What I tend to see happen is that these people end up spending a huge amount of time with these devices. They struggle to input data. They struggle to find the data they’ve inputted. It ends up being a situation of task over-management. What was supposed to make their lives more organized, and thus increase their productivity, has instead rendered them useless for a greater portion of the day.

Most of the successful people I’ve worked with have just written stuff down on paper. They carry a pen or pencil with them, and each day they fold up a new sheet of paper, and put it in their pocket. Others have used a tiny organizer booklet that contains a calendar and contact list. Along with the wristwatch they typically wear, they’re all set to manage their time wisely and effectively.

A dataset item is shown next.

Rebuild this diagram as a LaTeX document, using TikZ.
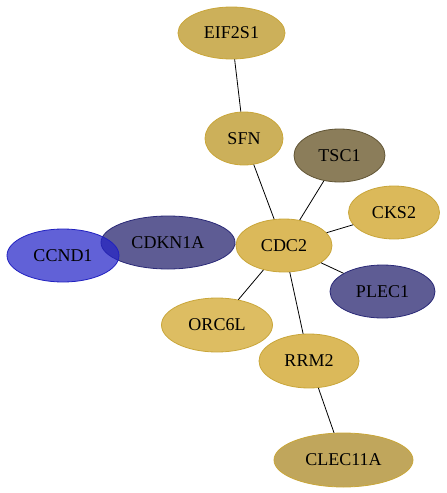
\documentclass[tikz,border=0pt]{standalone}
\usepackage{fontspec}
\setmainfont{Liberation Serif}
\usetikzlibrary{shapes.geometric}
\definecolor{goldA}{HTML}{CCB05A}
\definecolor{goldB}{HTML}{DBB95A}
\definecolor{goldC}{HTML}{C0A65C}
\definecolor{goldEdge}{HTML}{C9A63A}
\definecolor{tscFill}{HTML}{8B7D5A}
\definecolor{tscEdge}{HTML}{615535}
\definecolor{navyFill}{HTML}{5E5C94}
\definecolor{navyEdge}{HTML}{2B2A78}
\definecolor{blueFill}{HTML}{2424C8}
\definecolor{blueEdge}{HTML}{2020C0}
\tikzset{
  gene/.style={ellipse, inner sep=0pt, font=\fontsize{18}{21}\selectfont, line width=0.8pt},
  goldnode/.style={gene, fill=goldB, draw=goldEdge},
  link/.style={draw=black, line width=0.8pt}
}
\begin{document}
\begin{tikzpicture}[x=1pt,y=-1pt]
\useasboundingbox (0,0) rectangle (447,493);
\node[goldnode, fill=goldA, minimum width=107pt, minimum height=52pt] (EIF2S1) at (231.5,33) {EIF2S1};
\node[goldnode, fill=goldA, minimum width=78pt, minimum height=53pt] (SFN) at (244,138.5) {SFN};
\node[gene, fill=tscFill, draw=tscEdge, minimum width=91pt, minimum height=53pt] (TSC1) at (339.5,155.5) {TSC1};
\node[goldnode, minimum width=91pt, minimum height=53pt] (CKS2) at (394,212.5) {CKS2};
\node[goldnode, minimum width=96pt, minimum height=53pt] (CDC2) at (284,245.5) {CDC2};
\node[gene, fill=navyFill, draw=navyEdge, minimum width=134pt, minimum height=53pt] (CDKN1A) at (168,242.5) {CDKN1A};
\node[gene, fill=blueFill, fill opacity=0.72, text opacity=1, draw=blueEdge, minimum width=112pt, minimum height=53pt] (CCND1) at (63,255.5) {CCND1};
\node[gene, fill=navyFill, draw=navyEdge, minimum width=105pt, minimum height=53pt] (PLEC1) at (382.5,291.5) {PLEC1};
\node[goldnode, fill=goldB!95!white, minimum width=111pt, minimum height=54pt] (ORC6L) at (217,325) {ORC6L};
\node[goldnode, minimum width=100pt, minimum height=54pt] (RRM2) at (309,361) {RRM2};
\node[goldnode, fill=goldC, minimum width=139pt, minimum height=54pt] (CLEC11A) at (343.5,460) {CLEC11A};
\path[link] (EIF2S1) -- (SFN);
\path[link] (SFN) -- (CDC2);
\path[link] (TSC1) -- (CDC2);
\path[link] (CKS2) -- (CDC2);
\path[link] (PLEC1) -- (CDC2);
\path[link] (CDC2) -- (ORC6L);
\path[link] (CDC2) -- (RRM2);
\path[link] (RRM2) -- (CLEC11A);
\path[link] (CDKN1A) -- (CDC2);
\end{tikzpicture}
\end{document}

If something comes up that requires their attention, they write down a brief note. If they have an appointment, they write down the time. These people tend to check their watches often, and have more than a one-second memory, so missing an appointment is rarely a problem. Best of all, these papers can be filed quite easily, for future reference. There’s no digging around on some device for old records that often end up deleted by accident, or trying to synchronize it with a PC somewhere.

So while the idea of Remember The Milk may seem novel, I really don’t see how it’s that beneficial. A pencil, a piece of paper and a wristwatch render it nearly useless. While somebody is still sitting there inputting their reminder note one keypress at a time on a handheld device, the person with the paper and pen has written down his or her note, and has moved on to doing something useful.